In essence, a fee-bate is intended to be largely revenue neutral, and to return fees (or in this case the carbon tax) to the affected industry, but does so on the basis of production, or some equivalent measure that can be decoupled from fossil fuel use/emissions. Since every operation pays on the basis of emissions, but receives a rebate on another basis, operations will be rewarded - or not - based upon their relative efficiency. 

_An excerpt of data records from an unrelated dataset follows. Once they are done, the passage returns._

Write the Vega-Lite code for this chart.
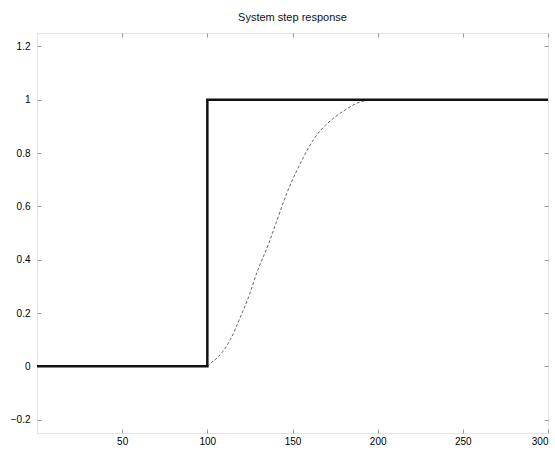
{
  "$schema": "https://vega.github.io/schema/vega-lite/v6.json",
  "autosize": {"type": "none"},
  "width": 511,
  "height": 400,
  "padding": {"left": 37, "top": 33, "right": 7, "bottom": 17},
  "background": "white",
  "title": {"text": "System step response", "fontSize": 11, "font": "Liberation Sans", "fontWeight": "normal", "color": "#111", "offset": 10, "anchor": "middle"},
  "config": {
    "view": {"stroke": "#e4e4e4", "strokeWidth": 1},
    "axis": {"grid": false, "domain": false, "tickColor": "#999", "tickSize": -4, "labelFont": "Liberation Sans", "labelFontSize": 10, "labelColor": "#000", "title": null}
  },
  "datasets": {
    "step": [
      {"i": 0, "t": 0, "y": 0},
      {"i": 1, "t": 100, "y": 0},
      {"i": 2, "t": 100, "y": 1},
      {"i": 3, "t": 300, "y": 1}
    ],
    "resp": [
      {"t": 0, "y": 0},
      {"t": 100, "y": 0},
      {"t": 101.8, "y": 0.011},
      {"t": 106.3, "y": 0.035},
      {"t": 113.5, "y": 0.1},
      {"t": 119.4, "y": 0.185},
      {"t": 124.8, "y": 0.27},
      {"t": 129, "y": 0.35},
      {"t": 136, "y": 0.46},
      {"t": 140.5, "y": 0.54},
      {"t": 146.7, "y": 0.65},
      {"t": 152.6, "y": 0.735},
      {"t": 156.5, "y": 0.785},
      {"t": 162.3, "y": 0.85},
      {"t": 168.2, "y": 0.897},
      {"t": 175, "y": 0.935},
      {"t": 182, "y": 0.966},
      {"t": 187.8, "y": 0.987},
      {"t": 195, "y": 0.998},
      {"t": 200, "y": 1},
      {"t": 300, "y": 1}
    ]
  },
  "layer": [
    {
      "data": {"name": "resp"},
      "mark": {"type": "line", "color": "#666", "strokeWidth": 1, "strokeDash": [3, 2], "interpolate": "monotone"},
      "encoding": {
        "x": {"field": "t", "type": "quantitative", "scale": {"domain": [0, 300], "nice": false}, "axis": {"orient": "bottom", "values": [50, 100, 150, 200, 250, 300], "labelPadding": 7}},
        "y": {"field": "y", "type": "quantitative", "scale": {"domain": [-0.25, 1.25], "nice": false, "zero": false}, "axis": {"orient": "left", "values": [-0.2, 0, 0.2, 0.4, 0.6, 0.8, 1, 1.2], "format": "~g", "labelPadding": 11}}
      }
    },
    {
      "data": {"name": "step"},
      "mark": {"type": "line", "color": "#111", "strokeWidth": 2.5},
      "encoding": {
        "x": {"field": "t", "type": "quantitative", "axis": {"orient": "top", "values": [50, 100, 150, 200, 250, 300], "labels": false}},
        "y": {"field": "y", "type": "quantitative", "axis": {"orient": "right", "values": [-0.2, 0, 0.2, 0.4, 0.6, 0.8, 1, 1.2], "labels": false}},
        "order": {"field": "i", "type": "quantitative"}
      }
    }
  ],
  "resolve": {"axis": {"x": "independent", "y": "independent"}}
}
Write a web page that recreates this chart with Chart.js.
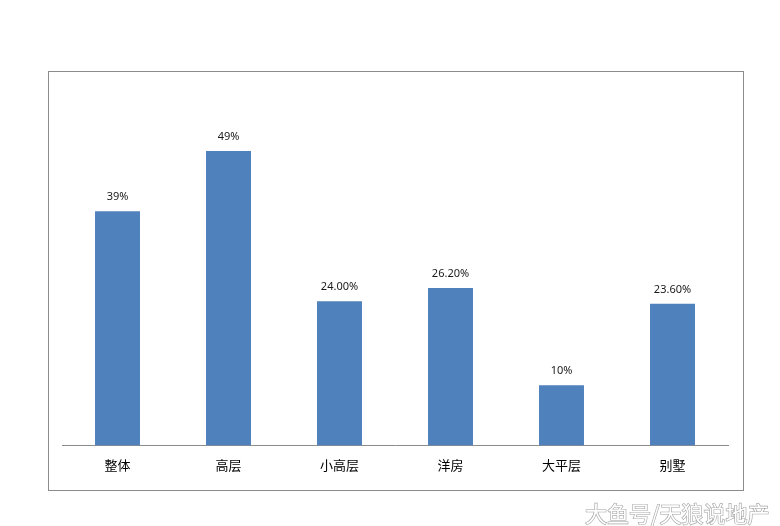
<!DOCTYPE html>
<html>
<head>
<meta charset="utf-8">
<script src="https://cdn.jsdelivr.net/npm/chart.js@4/dist/chart.umd.min.js"></script>
<style>
  html, body { margin: 0; padding: 0; background: #fff; }
  #wrap { position: relative; width: 780px; height: 526px; }
  #frame { position: absolute; left: 48px; top: 71px; width: 694px; height: 418px; border: 1px solid #8c8c8c; box-sizing: content-box; }
  canvas { position: absolute; left: 0; top: 0; }
</style>
</head>
<body>
<div id="wrap">
  <div id="frame"></div>
  <canvas id="chart" width="780" height="526"></canvas>
</div>
<script>
  const categories = ['整体', '高层', '小高层', '洋房', '大平层', '别墅'];
  const shares = [39, 49, 24.0, 26.2, 10, 23.6];
  const shareLabels = ['39%', '49%', '24.00%', '26.20%', '10%', '23.60%'];
  const watermark = '大鱼号/天狼说地产';

  const barLabels = {
    id: 'barLabels',
    afterDatasetsDraw(chart) {
      const ctx = chart.ctx;
      const meta = chart.getDatasetMeta(0);
      ctx.save();
      ctx.font = '11px "Noto Sans", "DejaVu Sans", sans-serif';
      ctx.fillStyle = '#1a1a1a';
      ctx.textAlign = 'center';
      ctx.textBaseline = 'middle';
      meta.data.forEach((bar, i) => {
        ctx.fillText(shareLabels[i], bar.x, bar.y - 14);
      });
      ctx.restore();
    },
    afterDraw(chart) {
      const ctx = chart.ctx;
      ctx.save();
      ctx.font = '22px "Noto Sans CJK SC", sans-serif';
      ctx.textAlign = 'left';
      ctx.textBaseline = 'middle';
      ctx.lineWidth = 1.2;
      ctx.strokeStyle = '#a0a0a0';
      ctx.strokeText(watermark, 585, 514);
      ctx.fillStyle = '#ffffff';
      ctx.fillText(watermark, 585, 514);
      ctx.restore();
    }
  };

  new Chart(document.getElementById('chart'), {
    type: 'bar',
    data: {
      labels: categories,
      datasets: [{
        data: shares,
        backgroundColor: '#4f81bd',
        barPercentage: 0.405,
        categoryPercentage: 1
      }]
    },
    options: {
      responsive: false,
      animation: false,
      layout: { padding: { left: 62, right: 52, top: 85, bottom: 41 } },
      plugins: { legend: { display: false }, tooltip: { enabled: false } },
      scales: {
        x: {
          grid: { display: false, drawTicks: false },
          border: { display: true, color: '#8c8c8c', width: 1 },
          ticks: { color: '#000', padding: 12, font: { size: 13, family: '"Noto Sans CJK SC", sans-serif' } }
        },
        y: {
          display: false,
          min: 0,
          max: 60
        }
      }
    },
    plugins: [barLabels]
  });
</script>
</body>
</html>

To take the example of BC’s greenhouse industry – individual operators would pay a carbon tax reflecting their emissions, but would receive a rebate based upon the amount of crop produced, the area of their greenhouses or some other measure of their relative contribution/production. As a result, greenhouses that were better insulated, or which had installed other energy efficiency measures, would pay less than they received back as a rebate, while less efficient operators would pay more relative to their rebate.

A vulnerable industry is not a reason to scrap the tax.  It’s a reason to fashion a protection for the industry that still gives operators a powerful incentive to increase their energy efficiency.

BC’s carbon tax has worked

BC’s carbon tax has proved itself.  It’s not without its faults, but these can be fixed.  BC has shown climate leadership in adopting the tax, but we can’t stop here.  Using the tax to further recognize the true price of carbon can help us move to a sustainable economy – one that creates jobs without relying on major carbon emissions. 

By Andrew Gage, Staff Lawyer

* - You may have read today that our friends at the Sierra Club of BC are saying that BC’s carbon emissions is four times higher than reported.  While deeply troubling, these additional emissions are not covered by the carbon tax; for those emissions covered by the tax, we have seen a decline in emissions.   Indeed, the Sierra Club report recommends eventually expanding the tax to cover these emissions.